Whoever enters the Way without a guide will take a hundred years to travel a two-day journey.
The Prophet said, ‘In this Way, you have no more faithful companions than your works.’
How can these works and this earning in the way of righteousness be accomplished without a master, O father?
Can you practice the meanest profession in the world without a master’s guidance?
Whoever undertakes a profession without a master becomes the laughingstock of city and town.
Abul `Abbas is Khidr , whom Allah mentioned in the Holy Qur’an [18:65f.] as the servant of Allah who met with the Prophet Musa . He preserved and maintained the Reality of the Golden Chain until the next link in the Chain, `Abdul Khaliq, could assume his destined station.
Imam Bukhari relates in the Book of Prophets that the Prophet said, “Al-Khidr (‘the Green Man’) was so named because he sat on a barren white land once, after which it turned luxuriantly green with vegetation.”
The important role of Khidr as the murshid (initiator) of saints may be illustrated by the importance of his role as the murshid of prophets, particularly of the Prophet Musa . Moses was a highly powerful prophet, one of the five greatest ones whom Allah sent to this world: Noah, Abraham, Moses, Jesus, and Muhammad, Peace and blessings be upon them.

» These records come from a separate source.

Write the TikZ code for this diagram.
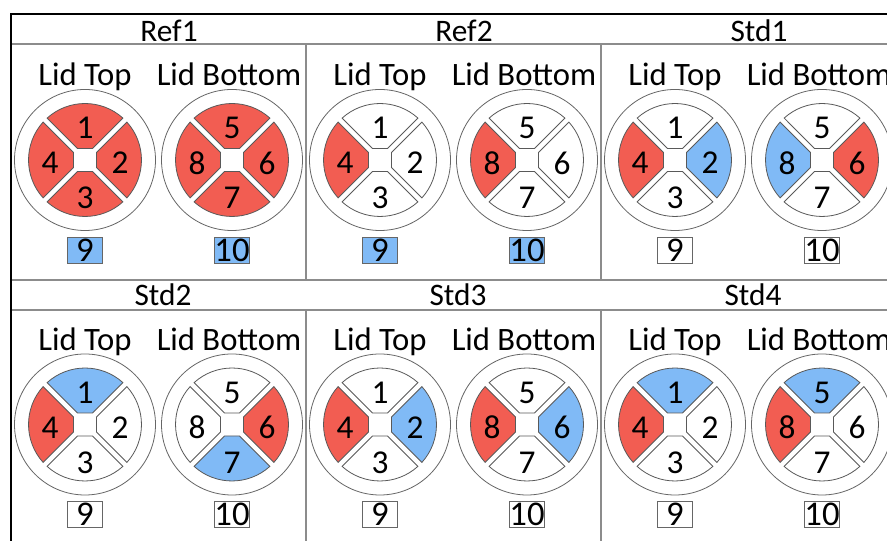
\documentclass[tikz,border=0pt]{standalone}
\usepackage{fontspec}
\setmainfont{Carlito}
\usetikzlibrary{calc}
\definecolor{lidred}{RGB}{242,93,82}
\definecolor{lidblue}{RGB}{128,186,246}
\tikzset{
  frame/.style = {draw=black, line width=1.5pt},
  grid/.style  = {draw=black!45, line width=0.8pt},
  rim/.style   = {draw=black!60, line width=0.6pt, fill=white},
  seg/.style   = {draw=black!65, line width=0.6pt},
  ttl/.style   = {anchor=base, inner sep=0pt, font=\fontsize{23.5}{24}\selectfont},
  lbl/.style   = {anchor=base, inner sep=0pt, font=\fontsize{24.5}{25}\selectfont},
  num/.style   = {inner sep=0pt, font=\fontsize{25}{25}\selectfont},
  tag/.style   = {draw=black!60, line width=0.6pt, minimum width=26pt,
                  minimum height=19.5pt, inner sep=0pt,
                  font=\fontsize{26}{26}\selectfont},
}
% #1 centre, #2 name, #3 list rotation/number/colour
\newcommand{\lid}[3]{%
  \draw[rim] (#1) circle[radius=70.5];
  \foreach \r/\n/\c in {#3} {
    \begin{scope}[shift={(#1)}, rotate=\r]
      \draw[seg, fill=\c] (7.5,11.5) -- (37.9,41.9)
        arc[start angle=47.9, end angle=132.1, radius=56.5] -- (-7.5,11.5) -- cycle;
    \end{scope}
    \node[num] (#2-\n) at ($(#1)+(90+\r:35)+(0,-3)$) {\n};
  }
}
% #1,#2 shift, #3 name, #4 title, #5 title x, #6 box fill, #7 top, #8 bottom
\newcommand{\panel}[8]{%
  \begin{scope}[shift={(#1,#2)}]
    \node[ttl] (#3-title) at (#5,499.5) {#4};
    \node[lbl] (#3-top) at (85,455) {Lid Top};
    \node[lbl] (#3-bot) at (229,455) {Lid Bottom};
    \lid{85,381}{#3-t}{#7}
    \lid{232,381}{#3-b}{#8}
    \node[tag, fill=#6] (#3-9) at (85,291) {9};
    \node[tag, fill=#6] (#3-10) at (232,291) {10};
  \end{scope}}

\begin{document}
\begin{tikzpicture}[x=0.75pt, y=0.75pt]
  \useasboundingbox (0,0) rectangle (887,541);
  \clip (0,0) rectangle (887,541);
  \fill[white] (0,0) rectangle (887,541);

  % grid
  \draw[grid] (11,497) -- (900,497);
  \draw[grid] (11,261) -- (900,261);
  \draw[grid] (11,231) -- (900,231);
  \foreach \x in {306,601} {
    \draw[grid] (\x,497) -- (\x,261);
    \draw[grid] (\x,231) -- (\x,-5);
  }
  \draw[frame] (900,527) -- (11,527) -- (11,-5);

  % row 1
  \panel{0}{0}{ref1}{Ref1}{169}{lidblue}
    {0/1/lidred,-90/2/lidred,-180/3/lidred,-270/4/lidred}
    {0/5/lidred,-90/6/lidred,-180/7/lidred,-270/8/lidred}
  \panel{295}{0}{ref2}{Ref2}{169}{lidblue}
    {0/1/white,-90/2/white,-180/3/white,-270/4/lidred}
    {0/5/white,-90/6/white,-180/7/white,-270/8/lidred}
  \panel{590}{0}{std1}{Std1}{169}{white}
    {0/1/white,-90/2/lidblue,-180/3/white,-270/4/lidred}
    {0/5/white,-90/6/lidred,-180/7/white,-270/8/lidblue}
  % row 2
  \panel{0}{-264.5}{std2}{Std2}{163}{white}
    {0/1/lidblue,-90/2/white,-180/3/white,-270/4/lidred}
    {0/5/white,-90/6/lidred,-180/7/lidblue,-270/8/white}
  \panel{295}{-264.5}{std3}{Std3}{163}{white}
    {0/1/white,-90/2/lidblue,-180/3/white,-270/4/lidred}
    {0/5/white,-90/6/lidblue,-180/7/white,-270/8/lidred}
  \panel{590}{-264.5}{std4}{Std4}{163}{white}
    {0/1/lidblue,-90/2/white,-180/3/white,-270/4/lidred}
    {0/5/lidblue,-90/6/white,-180/7/white,-270/8/lidred}
\end{tikzpicture}
\end{document}
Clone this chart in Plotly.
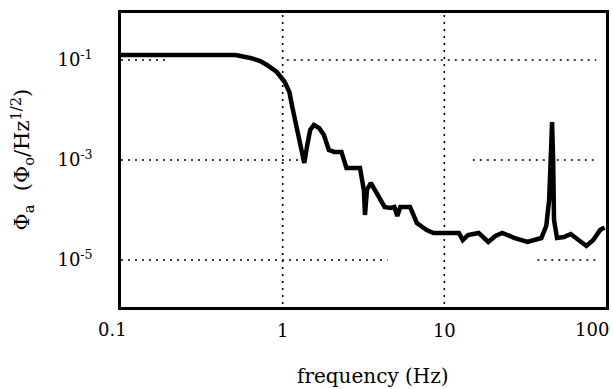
import plotly.graph_objects as go

# Flux noise spectrum
frequency_hz = [0.1, 0.18, 0.314, 0.512, 0.63, 0.726, 0.80, 0.92, 1.03, 1.10,
                1.15, 1.22, 1.27, 1.32, 1.36, 1.42, 1.48, 1.56, 1.68, 1.80,
                1.93, 2.09, 2.31, 2.48, 2.73, 3.01, 3.10, 3.18, 3.23, 3.32,
                3.51, 3.87, 4.27, 4.64, 4.91, 5.12, 5.34, 6.14, 6.76, 7.78,
                8.58, 10.3, 12.3, 13.0, 14.0, 16.3, 18.7, 20.7, 22.8, 27.3,
                32.7, 39.8, 42.7, 44.5, 45.8, 46.4, 47.1, 47.7, 49.8, 54.9,
                60.5, 67.6, 75.6, 83.4, 92.0, 98.0]
flux_noise = [0.126, 0.126, 0.126, 0.126, 0.110, 0.0955, 0.0794, 0.0575, 0.0363, 0.0229,
              0.011, 4.37e-3, 2.51e-3, 1.58e-3, 8.71e-4, 2.0e-3, 3.98e-3, 5.01e-3, 4.37e-3, 3.16e-3,
              1.58e-3, 1.45e-3, 1.45e-3, 6.92e-4, 6.92e-4, 6.92e-4, 3.98e-4, 2.51e-4, 7.94e-5, 2.51e-4,
              3.47e-4, 2.0e-4, 1.15e-4, 1.10e-4, 1.15e-4, 7.59e-5, 1.15e-4, 1.15e-4, 5.5e-5, 3.98e-5,
              3.47e-5, 3.47e-5, 3.47e-5, 2.51e-5, 3.16e-5, 3.47e-5, 2.29e-5, 3.02e-5, 3.47e-5, 2.75e-5,
              2.29e-5, 2.75e-5, 4.79e-5, 1.58e-4, 1.0e-3, 5.75e-3, 1.0e-3, 6.31e-5, 2.75e-5, 2.88e-5,
              3.31e-5, 2.51e-5, 1.91e-5, 2.51e-5, 3.98e-5, 4.5e-5]

# Inner decades are axis ticks; the two end decades sit at the frame edges
x_tick_vals = [1, 10]
x_tick_text = ["1", "10"]
x_edge_labels = ["0.1", "100"]
y_tick_vals = [1e-1, 1e-3, 1e-5]
y_tick_text = ["10<sup>-1</sup>", "10<sup>-3</sup>", "10<sup>-5</sup>"]

# Dotted grid: horizontal runs (level, start, end) and vertical lines
h_grid_runs = [(1e-1, 0.1, 0.193), (1e-1, 1.06, 86.9),
               (1e-3, 0.1, 1.27), (1e-3, 15.0, 86.9),
               (1e-5, 0.1, 4.45), (1e-5, 37.6, 86.9)]
v_grid_at = [1, 10]

FONT = "DejaVu Serif"
TICK_FONT = dict(family=FONT, size=18, color="black")
GRID = dict(color="black", width=1.6, dash="2px,5px")

fig = go.Figure()
for level, x0, x1 in h_grid_runs:
    fig.add_trace(go.Scatter(x=[x0, x1], y=[level, level], mode="lines",
                             line=GRID, hoverinfo="skip", showlegend=False))
for xv in v_grid_at:
    fig.add_trace(go.Scatter(x=[xv, xv], y=[1e-7, 1.0], mode="lines",
                             line=GRID, hoverinfo="skip", showlegend=False))

fig.add_trace(go.Scatter(x=frequency_hz, y=flux_noise, mode="lines",
                         line=dict(color="black", width=4.5, shape="linear"),
                         showlegend=False))

fig.update_xaxes(type="log", range=[-1, 2], tickvals=x_tick_vals, ticktext=x_tick_text,
                 showgrid=False, zeroline=False, showline=True, mirror=True,
                 linecolor="black", linewidth=2.5, ticks="", ticklabelstandoff=6,
                 tickfont=TICK_FONT)
fig.update_yaxes(type="log", range=[-5.94, -0.06], tickvals=y_tick_vals, ticktext=y_tick_text,
                 showgrid=False, zeroline=False, showline=True, mirror=True,
                 linecolor="black", linewidth=2.5, ticks="", ticklabelstandoff=22,
                 tickfont=TICK_FONT)

for label, xpos in zip(x_edge_labels, [-0.018, 0.971]):
    fig.add_annotation(text=label, xref="paper", yref="paper", x=xpos, y=-0.078,
                       xanchor="center", yanchor="middle", showarrow=False, font=TICK_FONT)

fig.add_annotation(text="frequency (Hz)", xref="paper", yref="paper",
                   x=0.52, y=-0.235, xanchor="center", yanchor="middle", showarrow=False,
                   font=dict(family=FONT, size=20, color="black"))
fig.add_annotation(text="Φ<sub>a</sub>  (Φ<sub>o</sub>/Hz<sup>1/2</sup>)", xref="paper", yref="paper",
                   x=-0.205, y=0.50, xanchor="center", yanchor="middle", textangle=-90,
                   showarrow=False, font=dict(family=FONT, size=21, color="black"))

fig.update_layout(width=613, height=389, margin=dict(l=121, r=4, t=13, b=82),
                  paper_bgcolor="white", plot_bgcolor="white")

fig.write_html("out.html")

Yet despite Moses’ elevated knowledge, Allah caused him to be in need of Khidr, even though Khidr was not a prophet. This is to teach us, as Allah said in the Holy Qur’an, that “Above every knower there is a greater knower” (Yusuf, 76).
The story of Moses’ encounter with Khidr is related in Surat al-Kahf (65-82) and goes thus: Moses and his servant found one of Allah’s servants whom Allah had honored uniquely and had taught knowledge from His Own Presence. Moses said to him, “I would like to accompany you.” He answered him: “You cannot bear to accompany me.” Moses was surprised and insisted he was able to do so. Khidr said: “You cannot, but if you do, do not ask about what I am doing no matter what you see me do. On that condition alone you may follow; but if you wish to ask questions, don’t follow me.” This meant that Khidr was going to do something that Moses would not understand, although he was the Messenger of a great religion. He was in need of Khidr to teach him something.
They took a boat and crossed the Tiberias River in Palestine. When they had reached the middle of the river, Khidr made a hole in the boat in order for it to sink. Moses was unable to keep silent, saying: “Why are you doing this childish act? Those people gave you the boat, are you now scuttling it?” Khidr replied: “Did I not tell you you would be unable to keep company with me?” Moses had not yet understood, even though he was a prophet and could read hearts, that there was something taking place that he did not know. They continued and found a young boy. As soon as they saw him, Khidr killed him. Moses said: “What are you doing? You sank a boat, and now you kill a child? This is against all laws!” Again Khidr said: “Did I not tell you you could not keep company with me? The third time you ask me, we will part ways.” Then they reached a city where they asked for food. No one gave them any food, and they threw them out. On their way, they found a wall on the verge of collapse. Khidr rebuilt that wall and made it straight. Moses asked: “Why are you doing this? No one accepted us as their guests in this city, and yet you are building their wall for them?” Khidr said: “This is the point where we separate, for you did not understand the wisdom of what I am doing.”
“O Moses, what we do is what Allah tells us to do. First I caused this boat to sink because there is a tyrant who is seizing every boat from the poor people on this side of the city. In order for these people not to lose their boat, I made it sink. That tyrant is going to die tomorrow, and tomorrow they can retrieve their boat and use it safely. I killed the child because Allah did not want that child to cause his parents, who believe in you, to leave and run away from your religion. Allah will give them better children than him. I built the wall which belonged to a man who was in life very generous to the poor. When he passed away, he left a treasure buried under the wall for his two orphans. Were that wall to come down, people would see the treasure and take it. I restored it in order for the two children to receive their treasure later. You did not understand God’s wisdom.”
That was Moses who, with all the honor bestowed on him by God, found himself ignorant before Khidr. How can we, who know so little in comparison to Moses, consider ourselves knowledgeable if Moses himself, with all his knowledge in the Divine Presence, was unable to understand certain things? This is a lesson in humility for human beings, and particularly for scholars and religious leaders: “Your knowledge is not worth mentioning. There are others more and highly more knowledgeable than you. As high or deep as you travel into knowledge, there is deeper depth and higher height than where you stand.”
That is why, when someone sits to give advice, he must sit with complete humbleness and complete respect for the listener. He cannot consider himself higher than them, otherwise that light will never reach their hearts. That is also why each is in need of a guide, as was shown by the Guide of guides himself, the Prophet , when he took Jibril as a guide for Revelation, and when he took a guide in traveling to Madina.